- **Do this**: Work out how many lines in the listing below include the word "diagram"; answer with the number alone.

- **Excerpted records**:
== == ==

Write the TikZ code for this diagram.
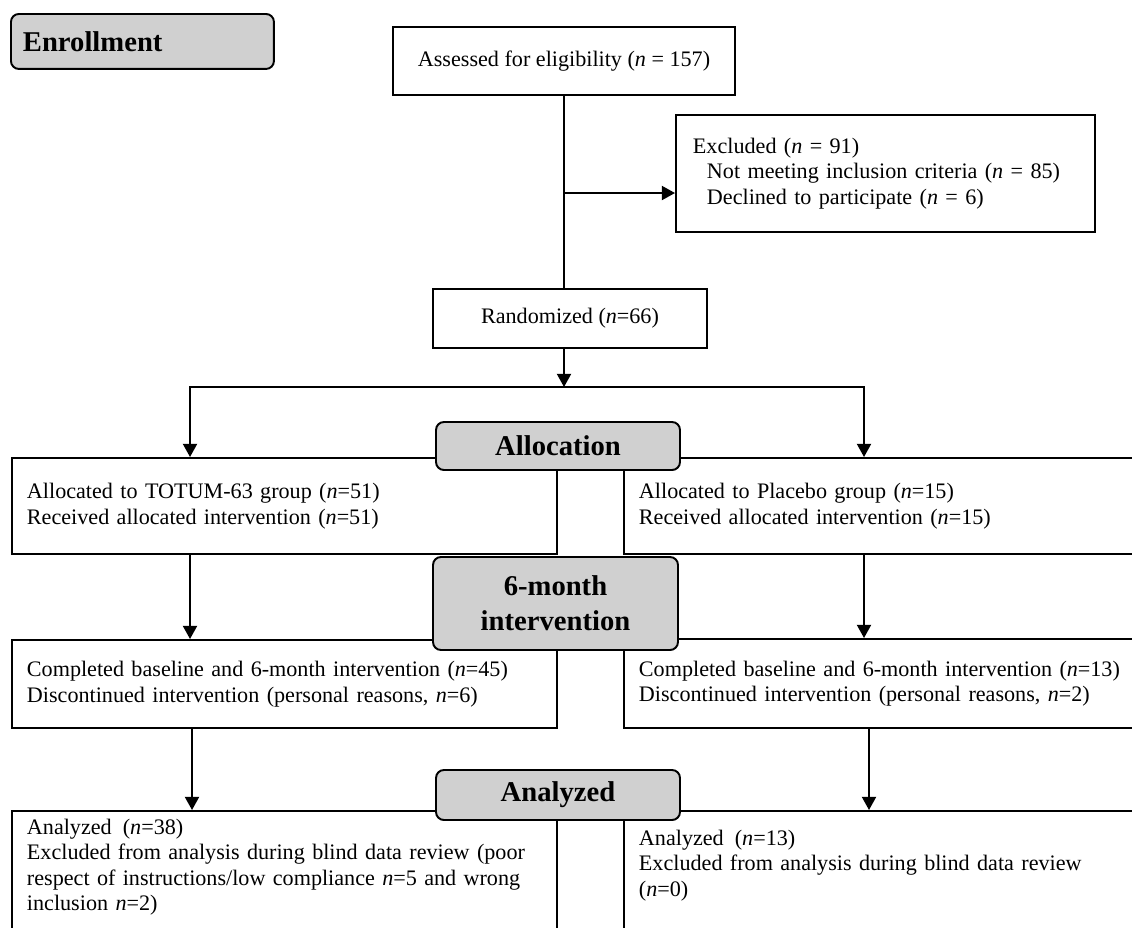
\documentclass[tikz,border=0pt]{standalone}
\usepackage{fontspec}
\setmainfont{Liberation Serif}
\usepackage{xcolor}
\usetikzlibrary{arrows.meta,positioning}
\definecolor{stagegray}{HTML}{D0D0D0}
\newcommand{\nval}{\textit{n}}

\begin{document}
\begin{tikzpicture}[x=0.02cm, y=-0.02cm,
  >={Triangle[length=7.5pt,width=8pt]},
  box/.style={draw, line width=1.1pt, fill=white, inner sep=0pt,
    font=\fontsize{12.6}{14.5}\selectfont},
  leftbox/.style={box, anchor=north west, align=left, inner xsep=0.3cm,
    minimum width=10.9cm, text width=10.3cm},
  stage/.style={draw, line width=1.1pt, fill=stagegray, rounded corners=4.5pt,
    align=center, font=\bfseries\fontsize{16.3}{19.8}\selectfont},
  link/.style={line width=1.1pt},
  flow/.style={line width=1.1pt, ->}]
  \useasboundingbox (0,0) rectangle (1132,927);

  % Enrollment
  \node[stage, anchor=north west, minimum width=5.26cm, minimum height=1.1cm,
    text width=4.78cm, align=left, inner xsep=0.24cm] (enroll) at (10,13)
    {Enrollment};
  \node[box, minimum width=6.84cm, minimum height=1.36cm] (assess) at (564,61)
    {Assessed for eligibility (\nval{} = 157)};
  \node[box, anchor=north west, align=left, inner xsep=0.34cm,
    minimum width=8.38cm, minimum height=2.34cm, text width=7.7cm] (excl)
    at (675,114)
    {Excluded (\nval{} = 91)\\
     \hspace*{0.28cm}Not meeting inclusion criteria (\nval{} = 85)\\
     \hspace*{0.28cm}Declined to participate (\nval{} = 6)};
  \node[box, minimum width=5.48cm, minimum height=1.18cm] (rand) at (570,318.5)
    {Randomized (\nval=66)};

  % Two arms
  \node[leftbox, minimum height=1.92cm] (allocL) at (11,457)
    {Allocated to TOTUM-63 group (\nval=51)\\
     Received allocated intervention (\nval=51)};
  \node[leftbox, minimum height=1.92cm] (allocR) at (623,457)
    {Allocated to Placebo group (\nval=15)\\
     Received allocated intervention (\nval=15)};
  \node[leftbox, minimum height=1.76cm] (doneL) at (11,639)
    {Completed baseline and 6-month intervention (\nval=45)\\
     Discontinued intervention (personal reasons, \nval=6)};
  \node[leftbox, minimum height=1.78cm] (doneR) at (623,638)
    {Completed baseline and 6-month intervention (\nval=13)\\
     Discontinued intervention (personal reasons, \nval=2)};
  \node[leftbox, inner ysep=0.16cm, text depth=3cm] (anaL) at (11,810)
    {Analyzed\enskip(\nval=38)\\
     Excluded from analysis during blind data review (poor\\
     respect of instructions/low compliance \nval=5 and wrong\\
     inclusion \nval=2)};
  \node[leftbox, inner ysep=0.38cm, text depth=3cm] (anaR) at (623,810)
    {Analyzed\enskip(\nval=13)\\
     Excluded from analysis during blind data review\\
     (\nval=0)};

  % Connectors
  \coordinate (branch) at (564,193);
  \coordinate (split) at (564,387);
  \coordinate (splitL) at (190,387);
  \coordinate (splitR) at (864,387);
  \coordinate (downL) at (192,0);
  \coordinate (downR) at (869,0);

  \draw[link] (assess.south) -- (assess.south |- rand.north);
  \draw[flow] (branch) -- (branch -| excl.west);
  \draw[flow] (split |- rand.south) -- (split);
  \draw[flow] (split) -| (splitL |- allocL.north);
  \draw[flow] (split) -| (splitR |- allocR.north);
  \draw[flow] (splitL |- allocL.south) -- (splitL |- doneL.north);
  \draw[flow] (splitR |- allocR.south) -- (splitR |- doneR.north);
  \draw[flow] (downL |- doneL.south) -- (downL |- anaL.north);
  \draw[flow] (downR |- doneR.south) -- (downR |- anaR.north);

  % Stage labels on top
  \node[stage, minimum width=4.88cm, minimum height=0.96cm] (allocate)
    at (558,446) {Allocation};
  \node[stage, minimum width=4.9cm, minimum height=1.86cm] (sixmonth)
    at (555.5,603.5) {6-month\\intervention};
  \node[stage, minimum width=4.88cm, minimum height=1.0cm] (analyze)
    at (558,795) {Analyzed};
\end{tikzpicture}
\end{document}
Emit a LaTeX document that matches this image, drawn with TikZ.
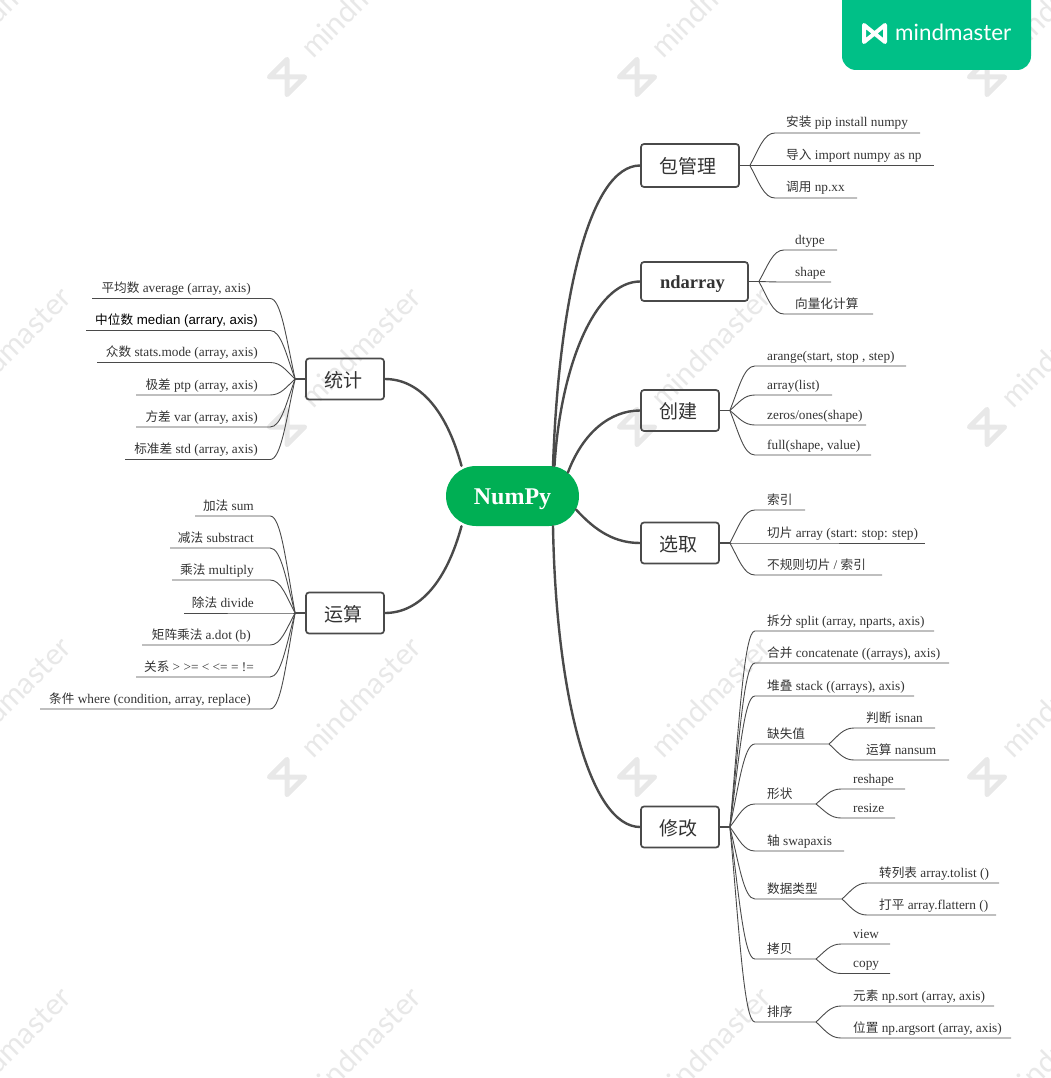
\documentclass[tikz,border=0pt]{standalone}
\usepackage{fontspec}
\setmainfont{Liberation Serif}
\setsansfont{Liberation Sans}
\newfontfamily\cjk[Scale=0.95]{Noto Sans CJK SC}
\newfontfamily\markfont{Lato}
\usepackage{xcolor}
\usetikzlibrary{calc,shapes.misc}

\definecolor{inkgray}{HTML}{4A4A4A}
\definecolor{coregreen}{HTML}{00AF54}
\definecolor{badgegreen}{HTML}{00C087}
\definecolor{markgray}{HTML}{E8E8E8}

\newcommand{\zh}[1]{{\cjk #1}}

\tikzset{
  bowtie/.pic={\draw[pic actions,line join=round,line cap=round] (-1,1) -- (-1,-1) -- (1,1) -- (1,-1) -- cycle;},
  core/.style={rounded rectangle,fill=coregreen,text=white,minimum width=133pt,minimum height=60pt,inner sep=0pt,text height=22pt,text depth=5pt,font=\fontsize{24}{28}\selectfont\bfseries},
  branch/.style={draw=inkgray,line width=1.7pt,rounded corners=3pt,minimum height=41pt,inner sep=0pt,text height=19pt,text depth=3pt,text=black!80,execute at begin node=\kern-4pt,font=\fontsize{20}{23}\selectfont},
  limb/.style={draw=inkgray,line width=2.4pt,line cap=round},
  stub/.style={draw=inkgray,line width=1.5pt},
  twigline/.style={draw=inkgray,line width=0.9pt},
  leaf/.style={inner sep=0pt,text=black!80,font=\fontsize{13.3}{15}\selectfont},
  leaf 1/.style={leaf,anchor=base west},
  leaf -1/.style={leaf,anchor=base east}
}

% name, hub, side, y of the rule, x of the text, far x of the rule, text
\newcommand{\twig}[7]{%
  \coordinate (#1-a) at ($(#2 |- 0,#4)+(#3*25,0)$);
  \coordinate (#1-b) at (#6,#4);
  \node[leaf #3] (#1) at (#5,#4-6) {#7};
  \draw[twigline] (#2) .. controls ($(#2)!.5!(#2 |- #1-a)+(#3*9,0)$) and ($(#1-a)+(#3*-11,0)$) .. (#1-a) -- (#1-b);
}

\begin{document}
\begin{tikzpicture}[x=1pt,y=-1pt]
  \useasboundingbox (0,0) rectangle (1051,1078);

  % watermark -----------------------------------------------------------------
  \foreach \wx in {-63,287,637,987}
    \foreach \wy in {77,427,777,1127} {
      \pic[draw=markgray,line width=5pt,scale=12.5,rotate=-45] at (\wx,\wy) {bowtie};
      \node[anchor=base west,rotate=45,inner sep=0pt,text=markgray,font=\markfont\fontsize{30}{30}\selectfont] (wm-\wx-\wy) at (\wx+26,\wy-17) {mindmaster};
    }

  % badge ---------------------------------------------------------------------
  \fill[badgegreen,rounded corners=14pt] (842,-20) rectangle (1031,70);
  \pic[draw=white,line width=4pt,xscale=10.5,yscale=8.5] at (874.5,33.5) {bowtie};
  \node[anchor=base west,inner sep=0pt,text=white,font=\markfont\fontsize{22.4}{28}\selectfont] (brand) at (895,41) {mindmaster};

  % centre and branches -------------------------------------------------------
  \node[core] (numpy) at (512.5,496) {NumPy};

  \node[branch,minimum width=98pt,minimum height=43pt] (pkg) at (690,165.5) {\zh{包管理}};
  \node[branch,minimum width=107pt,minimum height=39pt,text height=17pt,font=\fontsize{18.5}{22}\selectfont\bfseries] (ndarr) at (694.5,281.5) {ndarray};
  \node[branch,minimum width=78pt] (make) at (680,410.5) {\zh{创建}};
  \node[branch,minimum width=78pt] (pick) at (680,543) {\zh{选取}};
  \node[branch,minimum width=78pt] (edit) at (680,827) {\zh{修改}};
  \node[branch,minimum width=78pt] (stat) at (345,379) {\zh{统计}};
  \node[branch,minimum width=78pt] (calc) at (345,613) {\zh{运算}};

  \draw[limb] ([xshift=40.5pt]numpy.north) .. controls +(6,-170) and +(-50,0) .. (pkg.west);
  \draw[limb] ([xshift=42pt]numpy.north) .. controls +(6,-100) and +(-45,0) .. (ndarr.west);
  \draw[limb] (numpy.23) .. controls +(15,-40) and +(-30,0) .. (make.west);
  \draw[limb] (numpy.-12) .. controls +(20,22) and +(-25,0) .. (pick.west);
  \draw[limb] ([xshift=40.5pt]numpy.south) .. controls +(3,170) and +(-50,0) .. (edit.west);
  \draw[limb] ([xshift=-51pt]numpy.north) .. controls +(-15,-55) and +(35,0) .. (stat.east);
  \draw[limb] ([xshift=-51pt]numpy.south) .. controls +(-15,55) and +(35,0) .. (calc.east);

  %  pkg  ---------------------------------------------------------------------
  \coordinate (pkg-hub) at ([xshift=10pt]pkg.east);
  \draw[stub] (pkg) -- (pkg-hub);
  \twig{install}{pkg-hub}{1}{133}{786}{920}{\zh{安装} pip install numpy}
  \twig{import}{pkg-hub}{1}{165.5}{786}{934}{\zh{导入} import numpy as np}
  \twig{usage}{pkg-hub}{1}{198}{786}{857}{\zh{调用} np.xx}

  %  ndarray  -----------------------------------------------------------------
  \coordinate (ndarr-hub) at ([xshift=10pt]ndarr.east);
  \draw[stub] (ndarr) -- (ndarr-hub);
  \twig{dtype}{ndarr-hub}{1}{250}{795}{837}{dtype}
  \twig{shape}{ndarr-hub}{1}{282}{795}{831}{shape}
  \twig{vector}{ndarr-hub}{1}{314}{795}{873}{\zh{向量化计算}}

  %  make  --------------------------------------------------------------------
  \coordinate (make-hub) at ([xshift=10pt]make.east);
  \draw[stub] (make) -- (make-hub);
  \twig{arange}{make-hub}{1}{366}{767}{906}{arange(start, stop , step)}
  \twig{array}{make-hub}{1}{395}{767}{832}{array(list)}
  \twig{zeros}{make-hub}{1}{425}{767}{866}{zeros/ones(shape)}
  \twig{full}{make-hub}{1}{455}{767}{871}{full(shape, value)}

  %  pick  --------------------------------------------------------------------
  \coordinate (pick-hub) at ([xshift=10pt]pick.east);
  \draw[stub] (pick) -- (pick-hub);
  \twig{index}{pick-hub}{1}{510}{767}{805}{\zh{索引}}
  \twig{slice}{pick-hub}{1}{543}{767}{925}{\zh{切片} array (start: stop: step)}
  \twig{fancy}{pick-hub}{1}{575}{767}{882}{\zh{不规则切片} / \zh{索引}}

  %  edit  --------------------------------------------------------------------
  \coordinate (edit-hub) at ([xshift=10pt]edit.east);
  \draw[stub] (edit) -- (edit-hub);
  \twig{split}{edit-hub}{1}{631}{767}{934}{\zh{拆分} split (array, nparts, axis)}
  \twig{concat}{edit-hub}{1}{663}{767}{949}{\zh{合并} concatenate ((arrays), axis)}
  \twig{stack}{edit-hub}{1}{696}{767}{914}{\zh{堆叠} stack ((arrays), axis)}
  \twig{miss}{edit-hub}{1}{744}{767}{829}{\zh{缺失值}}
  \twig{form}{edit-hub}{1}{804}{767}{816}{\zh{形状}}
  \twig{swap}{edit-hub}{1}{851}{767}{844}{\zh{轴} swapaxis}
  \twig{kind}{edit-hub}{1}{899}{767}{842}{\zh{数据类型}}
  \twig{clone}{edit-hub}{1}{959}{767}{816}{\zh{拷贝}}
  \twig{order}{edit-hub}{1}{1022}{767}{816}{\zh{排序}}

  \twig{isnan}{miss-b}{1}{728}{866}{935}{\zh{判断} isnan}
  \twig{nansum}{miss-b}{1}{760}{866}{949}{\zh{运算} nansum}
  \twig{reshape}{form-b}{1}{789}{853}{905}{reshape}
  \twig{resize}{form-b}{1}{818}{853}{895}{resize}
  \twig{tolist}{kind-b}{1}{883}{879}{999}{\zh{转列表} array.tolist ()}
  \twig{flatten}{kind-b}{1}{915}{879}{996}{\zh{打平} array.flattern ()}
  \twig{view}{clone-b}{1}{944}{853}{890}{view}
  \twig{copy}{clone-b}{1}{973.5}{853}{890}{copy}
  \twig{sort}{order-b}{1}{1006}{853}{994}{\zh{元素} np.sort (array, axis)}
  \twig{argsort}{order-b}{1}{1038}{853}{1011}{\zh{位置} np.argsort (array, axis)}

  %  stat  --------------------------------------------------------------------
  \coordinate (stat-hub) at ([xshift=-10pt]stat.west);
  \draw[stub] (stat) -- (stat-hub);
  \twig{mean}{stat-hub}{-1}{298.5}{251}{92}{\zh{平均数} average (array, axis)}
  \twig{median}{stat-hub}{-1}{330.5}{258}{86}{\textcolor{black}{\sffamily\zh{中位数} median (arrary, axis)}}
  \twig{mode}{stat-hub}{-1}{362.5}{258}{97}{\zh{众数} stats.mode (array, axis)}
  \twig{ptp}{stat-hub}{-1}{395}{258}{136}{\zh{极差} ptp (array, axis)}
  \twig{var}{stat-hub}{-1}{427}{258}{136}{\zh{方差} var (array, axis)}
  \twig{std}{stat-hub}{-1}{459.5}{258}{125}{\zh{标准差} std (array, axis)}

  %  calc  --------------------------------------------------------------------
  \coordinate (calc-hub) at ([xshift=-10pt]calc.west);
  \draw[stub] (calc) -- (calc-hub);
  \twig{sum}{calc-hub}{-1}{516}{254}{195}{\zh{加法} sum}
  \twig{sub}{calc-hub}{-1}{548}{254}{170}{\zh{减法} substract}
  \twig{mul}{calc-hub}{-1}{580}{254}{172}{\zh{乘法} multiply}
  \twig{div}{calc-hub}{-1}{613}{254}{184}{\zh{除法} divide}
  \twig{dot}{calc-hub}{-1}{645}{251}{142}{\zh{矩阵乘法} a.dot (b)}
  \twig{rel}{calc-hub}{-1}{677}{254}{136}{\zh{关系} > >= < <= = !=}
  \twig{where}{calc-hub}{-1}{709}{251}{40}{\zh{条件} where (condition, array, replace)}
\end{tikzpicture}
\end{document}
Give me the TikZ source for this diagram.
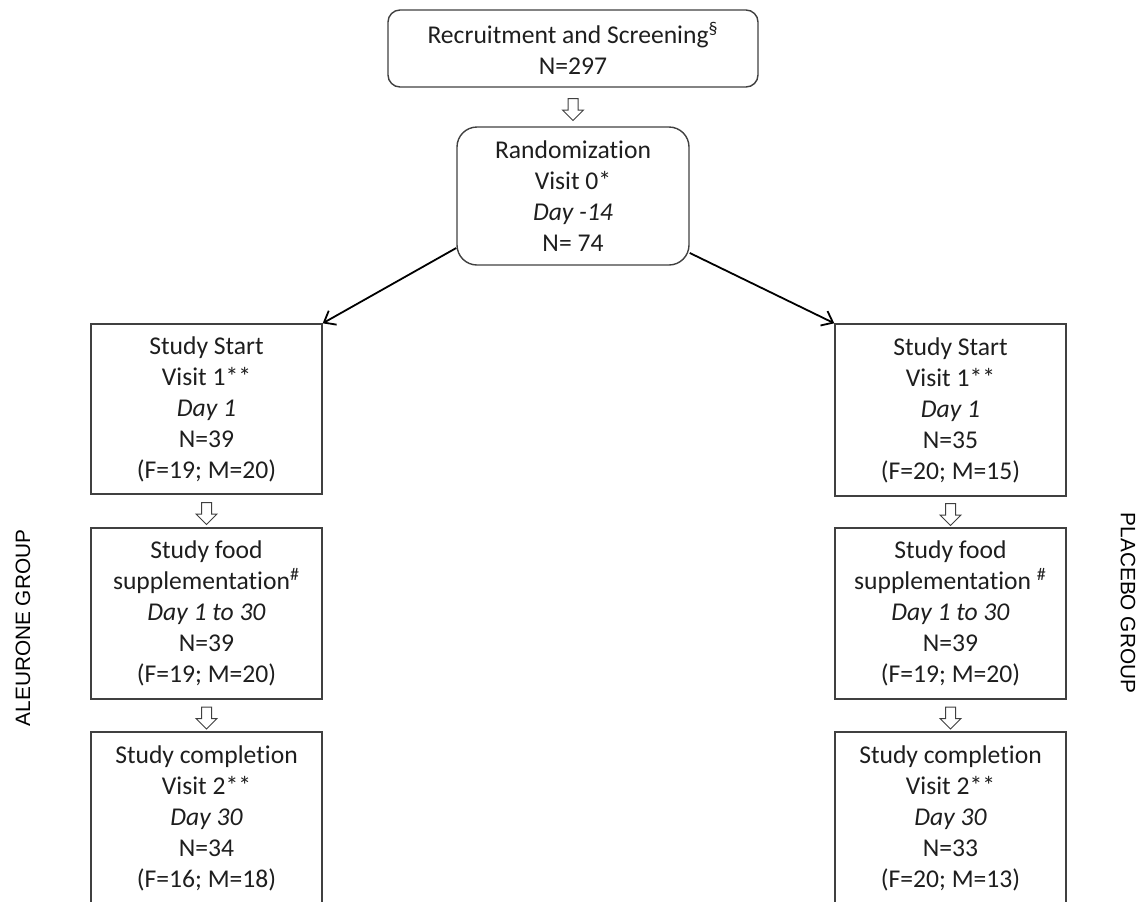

== == ==

- **Answer below**: 2